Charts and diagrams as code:
......

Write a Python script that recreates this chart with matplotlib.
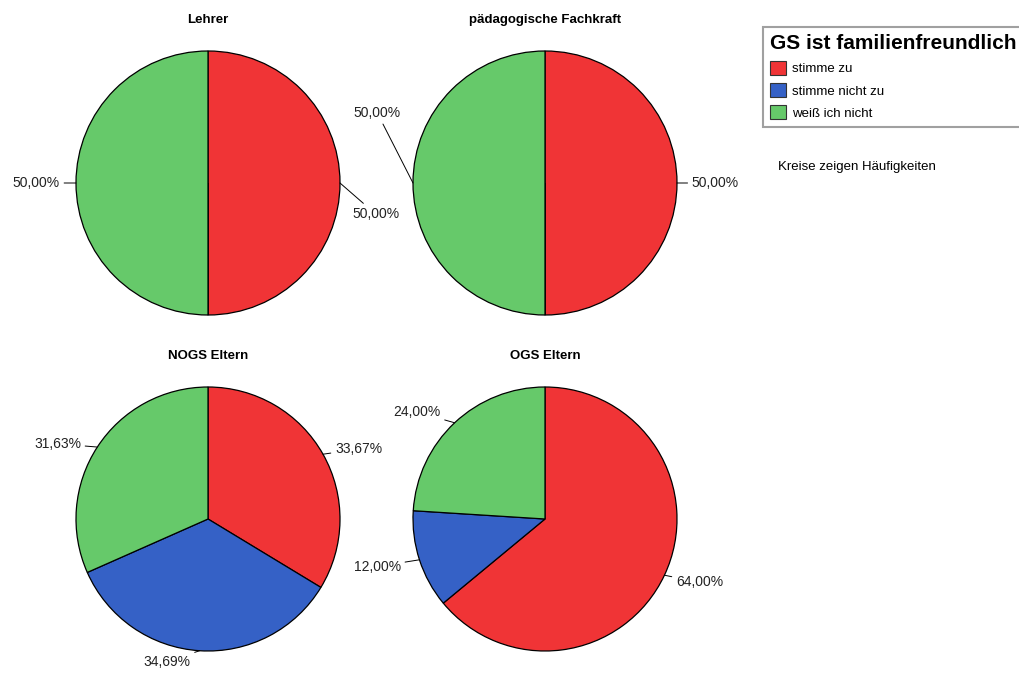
import numpy as np
import matplotlib
matplotlib.use("Agg")
import matplotlib.pyplot as plt
from matplotlib.patches import Patch

plt.rcParams['font.family'] = ['Liberation Sans', 'DejaVu Sans']

# Antworten je Gruppe (Anteile in %)
kategorien = ["stimme zu", "stimme nicht zu", "weiß ich nicht"]
gruppen = ["Lehrer", "pädagogische Fachkraft", "NOGS Eltern", "OGS Eltern"]
lehrer = [50.00, 0.0, 50.00]
fachkraft = [50.00, 0.0, 50.00]
nogs_eltern = [33.67, 34.69, 31.63]
ogs_eltern = [64.00, 12.00, 24.00]
werte = [lehrer, fachkraft, nogs_eltern, ogs_eltern]

farben = ["#f03436", "#3561c6", "#66c96a"]

# Mittelpunkte der Kreise in Pixel, Radius in Pixel
W, H = 1019, 675
mitten = [(208, 183), (545, 183), (208, 519), (545, 519)]
R = 132

# Position der Beschriftungen (in Radius-Einheiten relativ zum Mittelpunkt)
label_pos = [
    [(1.27, -0.235), None, (-1.30, 0.0)],
    [(1.29, 0.0), None, (-1.27, 0.53)],
    [(1.14, 0.53), (-0.31, -1.08), (-1.14, 0.57)],
    [(1.17, -0.48), (-1.27, -0.36), (-0.97, 0.81)],
]

fig = plt.figure(figsize=(W / 100, H / 100), dpi=100)

for gruppe, vals, (cx, cy), lpos in zip(gruppen, werte, mitten, label_pos):
    ax = fig.add_axes([(cx - R) / W, (H - cy - R) / H, 2 * R / W, 2 * R / H])
    wedges, _ = ax.pie(vals, colors=farben, startangle=90, counterclock=False,
                       radius=1.0,
                       wedgeprops=dict(edgecolor="black", linewidth=0.9))
    ax.set_xlim(-1, 1)
    ax.set_ylim(-1, 1)
    ax.set_aspect("equal")
    ax.axis("off")
    ax.text(0, 1 + 31 / R, gruppe, ha="center", va="center",
            fontsize=9.5, fontweight="bold")

    # Beschriftungen mit Führungslinien
    start = 0.0
    for v, pos in zip(vals, lpos):
        if v <= 0:
            continue
        mid = start + v / 2
        start += v
        ang = np.deg2rad(90 - mid / 100 * 360)
        ex, ey = np.cos(ang), np.sin(ang)
        ax.annotate(f"{v:.2f}%".replace(".", ","), xy=(ex, ey), xytext=pos,
                    ha="center", va="center", fontsize=10, color="#222222",
                    annotation_clip=False,
                    arrowprops=dict(arrowstyle="-", color="black", lw=0.7,
                                    shrinkA=1, shrinkB=0))

# Legende
handles = [Patch(facecolor=c, edgecolor="#333333", linewidth=0.8) for c in farben]
leg = fig.legend(handles, kategorien, title="GS ist familienfreundlich",
                 loc="upper left", bbox_to_anchor=(763 / W, 1 - 27 / H),
                 fontsize=9.5, title_fontproperties=dict(size=15, weight="bold"),
                 frameon=True, fancybox=False, edgecolor="#888888",
                 handlelength=1.2, handleheight=1.2, handletextpad=0.45,
                 labelspacing=0.6, borderpad=0.55, borderaxespad=0,
                 alignment="left")
leg.get_frame().set_linewidth(1.5)

fig.text(778 / W, 1 - 167 / H, "Kreise zeigen Häufigkeiten",
         ha="left", va="center", fontsize=9.5)

fig.savefig("out.png", dpi=100, facecolor="white")
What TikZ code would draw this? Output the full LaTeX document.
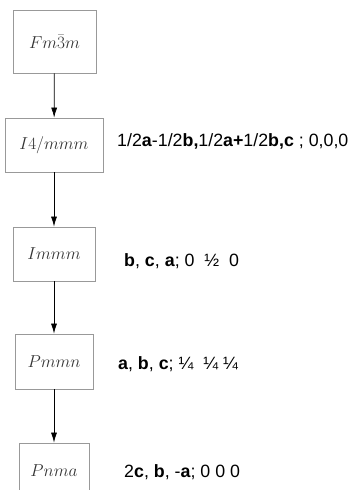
\documentclass[tikz,border=0pt]{standalone}
\usepackage{fontspec}
\newfontfamily\lab{Liberation Sans}
\usetikzlibrary{arrows.meta}
\begin{document}
\begin{tikzpicture}[x=1pt,y=-1pt,
  grp/.style={draw=black!40, line width=0.8pt, inner sep=0pt, text=black!80, font=\fontsize{18.5}{20}\selectfont},
  lbl/.style={anchor=west, inner sep=0pt, font=\lab\fontsize{17.8}{20}\selectfont},
  conn/.style={-{Latex[length=10pt,width=6pt]}, line width=0.7pt}]
\useasboundingbox (0,0) rectangle (361,490);
\clip (0,0) rectangle (361,490);
\node[grp, minimum width=83pt, minimum height=63pt] (g1) at (54.5,41.5) {$Fm\bar{3}m$};
\node[grp, minimum width=98pt, minimum height=54pt] (g2) at (54,145) {$I4/mmm$};
\node[grp, minimum width=82pt, minimum height=54pt] (g3) at (54,254) {$Immm$};
\node[grp, minimum width=78pt, minimum height=55pt] (g4) at (54,361.5) {$Pmmn$};
\node[grp, minimum width=70pt, minimum height=56pt] (g5) at (54,471) {$Pnma$};
\draw[conn] (g1) -- (g2);
\draw[conn] (g2) -- (g3);
\draw[conn] (g3) -- (g4);
\draw[conn] (g4) -- (g5);
\node[lbl] (l2) at (117,141) {1/2\textbf{a}-1/2\textbf{b,}1/2\textbf{a+}1/2\textbf{b,c} ; 0,0,0};
\node[lbl] (l3) at (124,261) {\textbf{b}, \textbf{c}, \textbf{a}; 0\ \ ½\ \ 0};
\node[lbl] (l4) at (118,364) {\textbf{a}, \textbf{b}, \textbf{c}; ¼\ \ ¼ ¼};
\node[lbl] (l5) at (124,472) {2\textbf{c}, \textbf{b}, -\textbf{a}; 0 0 0};
\end{tikzpicture}
\end{document}
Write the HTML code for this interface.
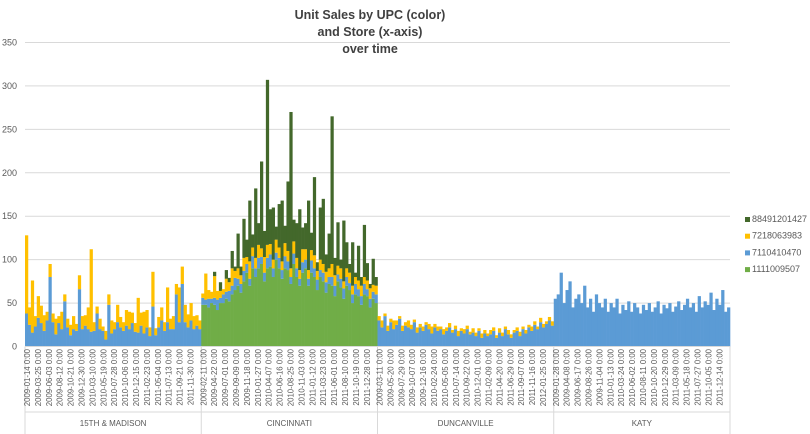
<!DOCTYPE html>
<html><head><meta charset="utf-8"><style>
body{margin:0;background:#fff;}
svg{display:block;font-family:"Liberation Sans",sans-serif;}
</style></head><body>
<svg id="chart" width="810" height="434">
<g font-weight="bold" font-size="12.5" fill="#404040" text-anchor="middle">
<text x="370" y="19">Unit Sales by UPC (color)</text>
<text x="370" y="36">and Store (x-axis)</text>
<text x="370" y="53">over time</text>
</g>
<g id="grid"></g>
<g id="yticks" font-size="9" fill="#595959" text-anchor="end"></g>
<g id="bars"></g>
<g id="xaxis"></g>
<g id="legend" font-size="9" fill="#595959"></g>
</svg>
<script>
const stores=["15TH & MADISON","CINCINNATI","DUNCANVILLE","KATY"];
const storeStartDates=["2009-01-14","2009-02-11","2009-03-11","2009-01-28"];
const seriesNames=["88491201427","7218063983","7110410470","1111009507"];
const yTicks=[0,50,100,150,200,250,300,350];
// per store: [green 1111009507, blue 7110410470, yellow 7218063983, darkgreen 88491201427]
const madGreen=new Array(60).fill(0);
const madBlue=[38,25,16,23,33,27,18,30,80,28,14,27,20,52,22,13,20,18,66,20,24,20,17,18,38,20,18,8,48,15,20,28,22,18,24,20,27,17,16,24,15,22,12,46,13,22,30,18,28,20,20,60,28,72,28,22,30,20,24,20];
const madYellow=[90,20,60,12,25,20,18,10,15,10,18,8,20,8,10,12,15,8,16,15,12,25,95,10,8,12,5,10,12,15,8,20,12,10,18,20,12,10,40,15,25,20,10,40,8,12,15,10,40,12,15,12,40,20,20,15,20,15,12,10];
const madDark=new Array(60).fill(0);
const cinGreen=[48,48,45,50,48,42,50,50,55,52,60,65,70,62,75,85,70,90,80,90,95,75,90,92,80,100,90,78,90,88,72,95,80,70,85,90,70,85,80,65,80,75,62,72,70,58,75,68,55,70,65,50,60,58,48,60,58,45,55,50];
const cinBlue=[8,6,10,5,8,12,6,10,8,12,10,14,8,10,12,10,8,14,10,12,8,10,12,14,10,8,12,10,14,10,8,12,10,8,12,10,8,14,10,12,8,10,12,8,10,12,8,10,12,10,8,10,12,8,10,12,8,10,8,10];
const cinYellow=[5,30,10,8,25,10,8,6,15,10,20,8,12,10,15,8,20,10,12,15,10,18,15,12,10,15,12,10,15,12,10,14,12,10,15,12,10,12,15,10,12,10,12,10,15,12,10,12,8,10,12,10,8,10,12,8,10,12,8,10];
const cinDark=[0,0,0,0,5,0,10,0,10,5,20,5,40,10,45,20,70,15,80,25,100,30,190,40,60,15,50,70,20,80,180,25,40,70,25,30,80,20,90,10,60,75,20,40,170,20,50,10,70,30,10,50,5,40,10,60,20,5,30,10];
const dunGreen=new Array(60).fill(0);
const dunBlue=[30,22,35,18,28,20,25,32,18,24,22,20,28,16,22,18,25,20,15,22,18,20,14,18,22,16,20,12,18,15,20,14,16,12,18,10,15,12,14,18,10,16,12,20,14,10,16,18,12,20,15,22,18,25,20,28,22,26,30,24];
const dunYellow=[5,8,3,6,4,10,5,3,6,4,8,5,3,6,4,5,3,6,8,4,5,3,6,4,5,3,4,6,3,5,4,3,5,4,3,5,4,3,5,4,3,5,4,3,5,4,3,4,5,3,4,3,5,4,3,5,4,3,4,5];
const dunDark=new Array(60).fill(0);
const katyGreen=new Array(60).fill(0);
const katyBlue=[55,60,85,50,65,75,45,55,60,50,70,45,55,40,60,50,45,55,40,50,45,55,38,48,42,52,40,50,45,38,48,42,50,40,45,52,38,48,44,50,40,46,52,42,48,55,45,50,40,58,45,52,48,62,42,55,48,65,40,45];
const katyYellow=new Array(60).fill(0);
const katyDark=new Array(60).fill(0);
const storeData=[[madGreen,madBlue,madYellow,madDark],[cinGreen,cinBlue,cinYellow,cinDark],[dunGreen,dunBlue,dunYellow,dunDark],[katyGreen,katyBlue,katyYellow,katyDark]];

const NS="http://www.w3.org/2000/svg";
const X0=25,X1=730,Y0=346.5,YMAX=350,YTOP=42.5;
const storeW=(X1-X0)/4;
const colors=["#70ad47","#5b9bd5","#ffc000","#43682b"];
function y(v){return Y0-(v/YMAX)*(Y0-YTOP);}
function mk(tag,attrs,parent){const e=document.createElementNS(NS,tag);for(const k in attrs)e.setAttribute(k,attrs[k]);parent.appendChild(e);return e;}

const grid=document.getElementById('grid'),yt=document.getElementById('yticks');
yTicks.forEach(t=>{
  if(t>0){const l=mk('line',{x1:X0,x2:X1,y1:y(t),y2:y(t),stroke:'#d9d9d9','stroke-width':1},grid);
  
  }
  const tx=mk('text',{x:17,y:y(t)+3},yt);tx.textContent=t;
  
  
});

const bars=document.getElementById('bars');
storeData.forEach((sd,s)=>{
  const n=sd[0].length,bw=storeW/n;
  for(let i=0;i<n;i++){
    let acc=0;
    for(let k=0;k<4;k++){
      const v=sd[k][i];if(!v)continue;
      const r=mk('rect',{x:X0+s*storeW+i*bw,y:y(acc+v),width:bw+0.3,height:y(acc)-y(acc+v),fill:colors[k]},bars);
      
      
      acc+=v;
    }
  }
});

const xa=document.getElementById('xaxis');
mk('line',{x1:X0,x2:X1,y1:Y0,y2:Y0,stroke:'#d9d9d9'},xa);
for(let s=0;s<=4;s++){mk('line',{x1:X0+s*storeW,x2:X0+s*storeW,y1:Y0,y2:434,stroke:'#d9d9d9'},xa);}
mk('line',{x1:X0,x2:X1,y1:412,y2:412,stroke:'#d9d9d9'},xa);
stores.forEach((st,s)=>{
  const t=mk('text',{x:X0+s*storeW+storeW/2,y:426,'font-size':8,fill:'#595959','text-anchor':'middle'},xa);
  t.textContent=st;
  
  
  const d0=new Date(storeStartDates[s]+"T00:00:00Z");
  for(let j=0;j<16;j++){
    const d=new Date(d0.getTime()+j*70*86400000);
    const lab=d.toISOString().slice(0,10)+' 0:00';
    const x=X0+s*storeW+5+j*10.9;
    const tl=mk('text',{x:0,y:0,'font-size':7.8,fill:'#595959','text-anchor':'end',transform:`translate(${x},349) rotate(-90)`},xa);
    tl.textContent=lab;
    
    
  }
});

const lg=document.getElementById('legend');
const legendColors=["#43682b","#ffc000","#5b9bd5","#70ad47"];
seriesNames.forEach((nm,i)=>{
  const yy=222+i*16.7;
  const r=mk('rect',{x:745,y:yy-5,width:5,height:5,fill:legendColors[i]},lg);
  
  
  const t=mk('text',{x:752,y:yy},lg);t.textContent=nm;
  
  
});
</script>
</body></html>
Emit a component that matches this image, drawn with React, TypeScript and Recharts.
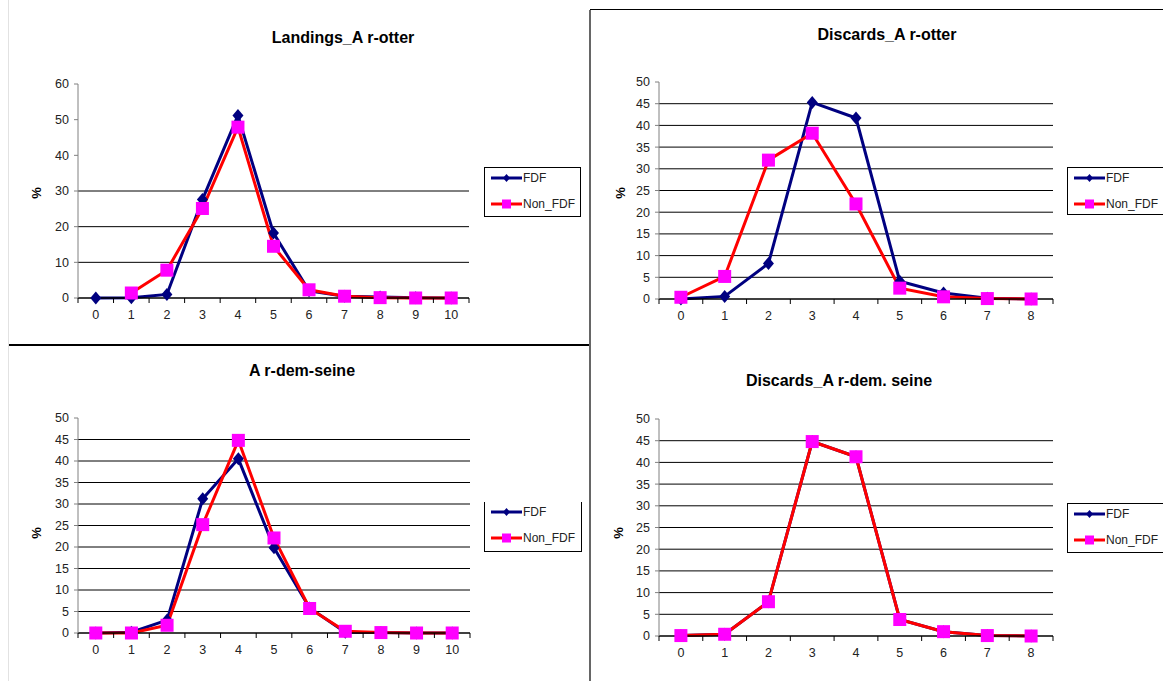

......

**Task to carry out**
Only the lines from the start of the records to the line with "plt.rcParams['font.family'] = ['Liberation" belong in the copy. Print them exactly, minus pictures.

**Full response**
Write a Python script that recreates this chart with matplotlib.
import numpy as np
import matplotlib
matplotlib.use("Agg")
import matplotlib.pyplot as plt
from matplotlib.patches import Patch

plt.rcParams['font.family'] = ['Liberation Sans', 'DejaVu Sans']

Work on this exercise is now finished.